Input for this task:
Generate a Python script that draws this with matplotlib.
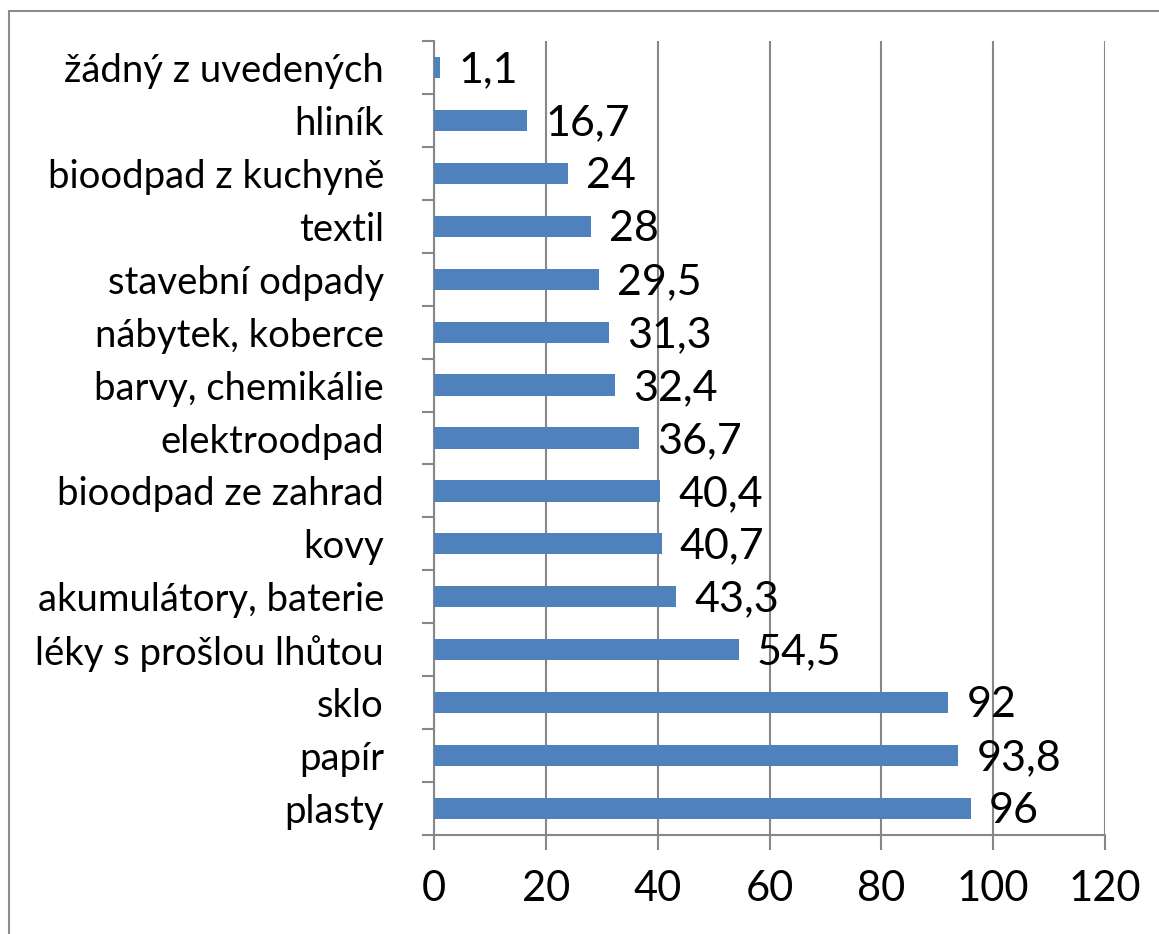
import matplotlib
matplotlib.use("Agg")
import matplotlib.pyplot as plt
from matplotlib.patches import Rectangle
import numpy as np

plt.rcParams['font.family'] = ['Lato', 'DejaVu Sans']

categories = ['plasty', 'papír', 'sklo', 'léky s prošlou lhůtou', 'akumulátory, baterie',
              'kovy', 'bioodpad ze zahrad', 'elektroodpad', 'barvy, chemikálie',
              'nábytek, koberce', 'stavební odpady', 'textil', 'bioodpad z kuchyně',
              'hliník', 'žádný z uvedených']
values = [96, 93.8, 92, 54.5, 43.3, 40.7, 40.4, 36.7, 32.4, 31.3, 29.5, 28, 24, 16.7, 1.1]
xticks = [0, 20, 40, 60, 80, 100, 120]

bar_color = '#4F81BD'
grid_color = '#878787'

fig = plt.figure(figsize=(11.59, 9.34), dpi=100)
ax = fig.add_axes([434 / 1159, 1 - 835 / 934, (1105 - 434) / 1159, (835 - 41) / 934])

# outer chart border (runs off the right and bottom edges)
fig.patches.append(Rectangle((9 / 1159, -0.1), 1.2, 1 - 11 / 934 + 0.1, transform=fig.transFigure,
                             fill=False, edgecolor='#8c8c8c', linewidth=1.5))

y = np.arange(len(categories))
ax.barh(y, values, height=0.4, color=bar_color, zorder=3)

for yi, v in zip(y, values):
    ax.annotate(f'{v:g}'.replace('.', ','), (v, yi), xytext=(13, -2), textcoords='offset points',
                ha='left', va='center', fontsize=31, zorder=4)

ax.set_xlim(0, 120)
ax.set_ylim(-0.5, len(categories) - 0.5)
ax.set_xticks(xticks)
ax.set_xticklabels([str(t) for t in xticks])
ax.set_yticks(y)
ax.set_yticklabels(categories)
ax.set_yticks(np.arange(-0.5, len(categories), 1), minor=True)

ax.grid(axis='x', color=grid_color, linewidth=1.5, zorder=0)
for side in ['top', 'right']:
    ax.spines[side].set_visible(False)
for side in ['left', 'bottom']:
    ax.spines[side].set_color(grid_color)
    ax.spines[side].set_linewidth(1.5)

ax.tick_params(axis='x', length=11, width=1.5, color=grid_color, labelsize=30, pad=14)
ax.tick_params(axis='y', which='major', length=0, labelsize=27.5, pad=36)
ax.tick_params(axis='y', which='minor', length=9, width=1.5, color=grid_color)

fig.savefig('out.png', dpi=100)
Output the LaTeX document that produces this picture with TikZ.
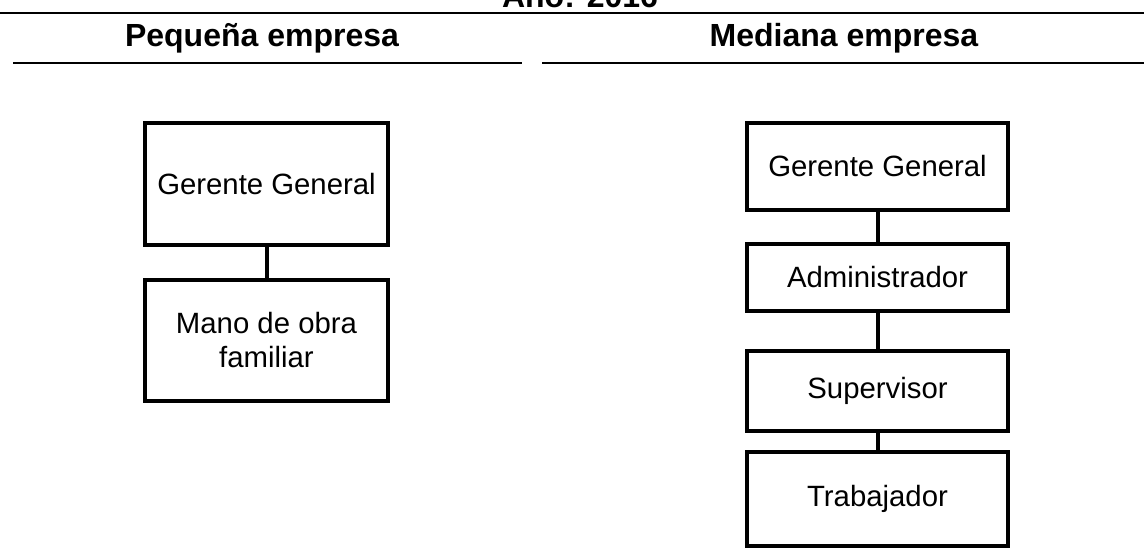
\documentclass[tikz,border=0pt]{standalone}
\usepackage{fontspec}
\setmainfont{Liberation Sans}
\tikzset{every picture/.style={line width=0.75pt}}
\tikzset{
  puesto/.style={draw, line width=3pt, align=center, inner sep=0pt, font=\fontsize{22}{25.5}\selectfont},
  titulo/.style={anchor=base, inner sep=0pt, font=\bfseries\fontsize{24}{28}\selectfont},
  regla/.style={line width=2.2pt}
}
\def\px{0.75pt}

\begin{document}
\begin{tikzpicture}[x=0.75pt,y=0.75pt,yscale=-1,xscale=1]
		\useasboundingbox (0,0) rectangle (1144,555);
		\clip (0,0) rectangle (1144,555);

		%Title and rules
		\node [titulo] (anio) at (580,8) {Año: 2016};
		\draw [regla] (0,13) -- (1144,13) ;
		\node [titulo] (pequena) at (262,47) {Pequeña empresa};
		\node [titulo] (mediana) at (844,47) {Mediana empresa};
		\draw [regla] (13,63) -- (522,63) ;
		\draw [regla] (542,63) -- (1144,63) ;

		%Pequeña empresa
		\node [puesto, minimum width=243*\px, minimum height=122*\px] (gerenteP) at (266.5,184) {Gerente General};
		\node [puesto, minimum width=243*\px, minimum height=121*\px] (manoP) at (266.5,340.5) {Mano de obra\\familiar};
		\draw [line width=3pt] (gerenteP) -- (manoP) ;

		%Mediana empresa
		\node [puesto, minimum width=261*\px, minimum height=87*\px] (gerenteM) at (877.5,166.5) {Gerente General};
		\node [puesto, minimum width=261*\px, minimum height=67*\px] (adminM) at (877.5,277.5) {Administrador};
		\node [puesto, minimum width=261*\px, minimum height=80*\px] (superM) at (877.5,391) {Supervisor};
		\node [puesto, minimum width=261*\px, minimum height=94*\px] (trabM) at (877.5,499) {Trabajador};
		\draw [line width=3pt] (gerenteM) -- (adminM) ;
		\draw [line width=3pt] (adminM) -- (superM) ;
		\draw [line width=3pt] (superM) -- (trabM) ;

\end{tikzpicture}
\end{document}
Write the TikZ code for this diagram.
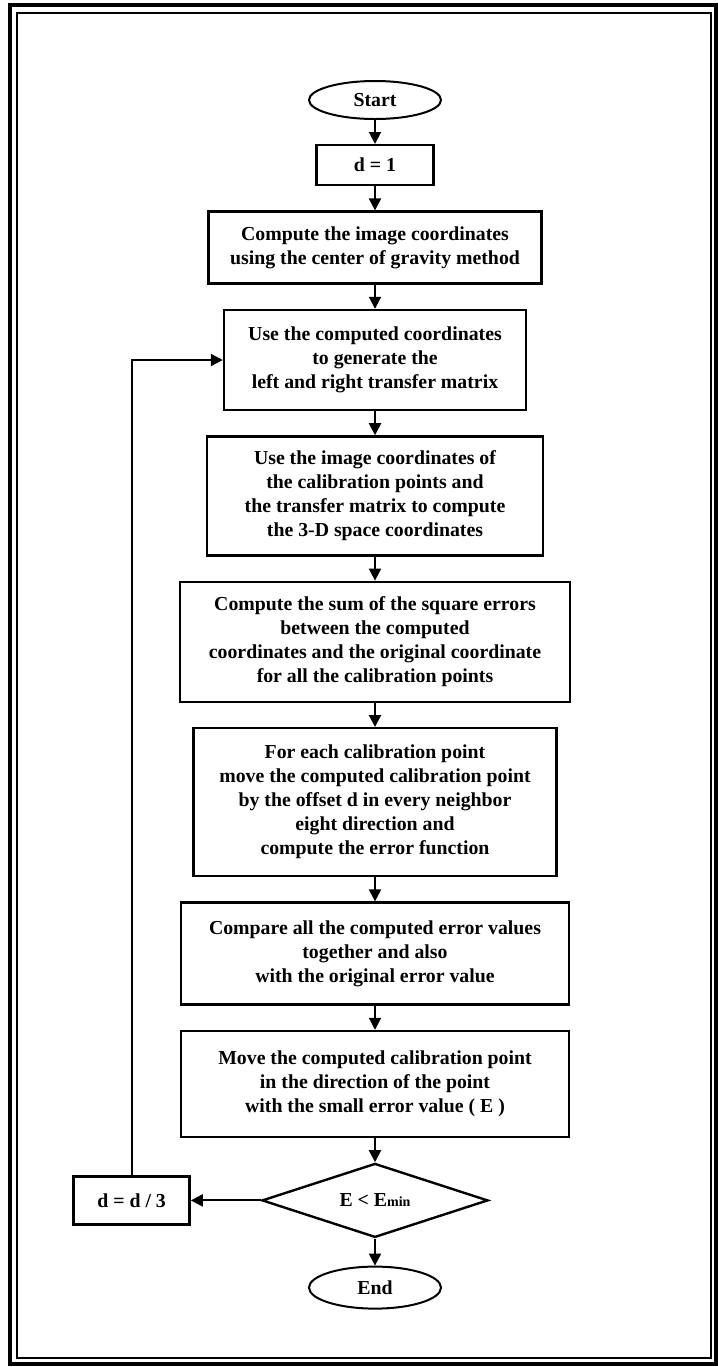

Exercise description:
Restate the material word for word from its first line through the line containing "plt.rcParams['font.family'] = ['Lato', 'DejaVu", both included; the pictures do not belong in it.

Problem solution:
Generate a Python script that draws this with matplotlib.
import matplotlib
matplotlib.use("Agg")
import matplotlib.pyplot as plt
from matplotlib.patches import Rectangle
import numpy as np

plt.rcParams['font.family'] = ['Lato', 'DejaVu Sans']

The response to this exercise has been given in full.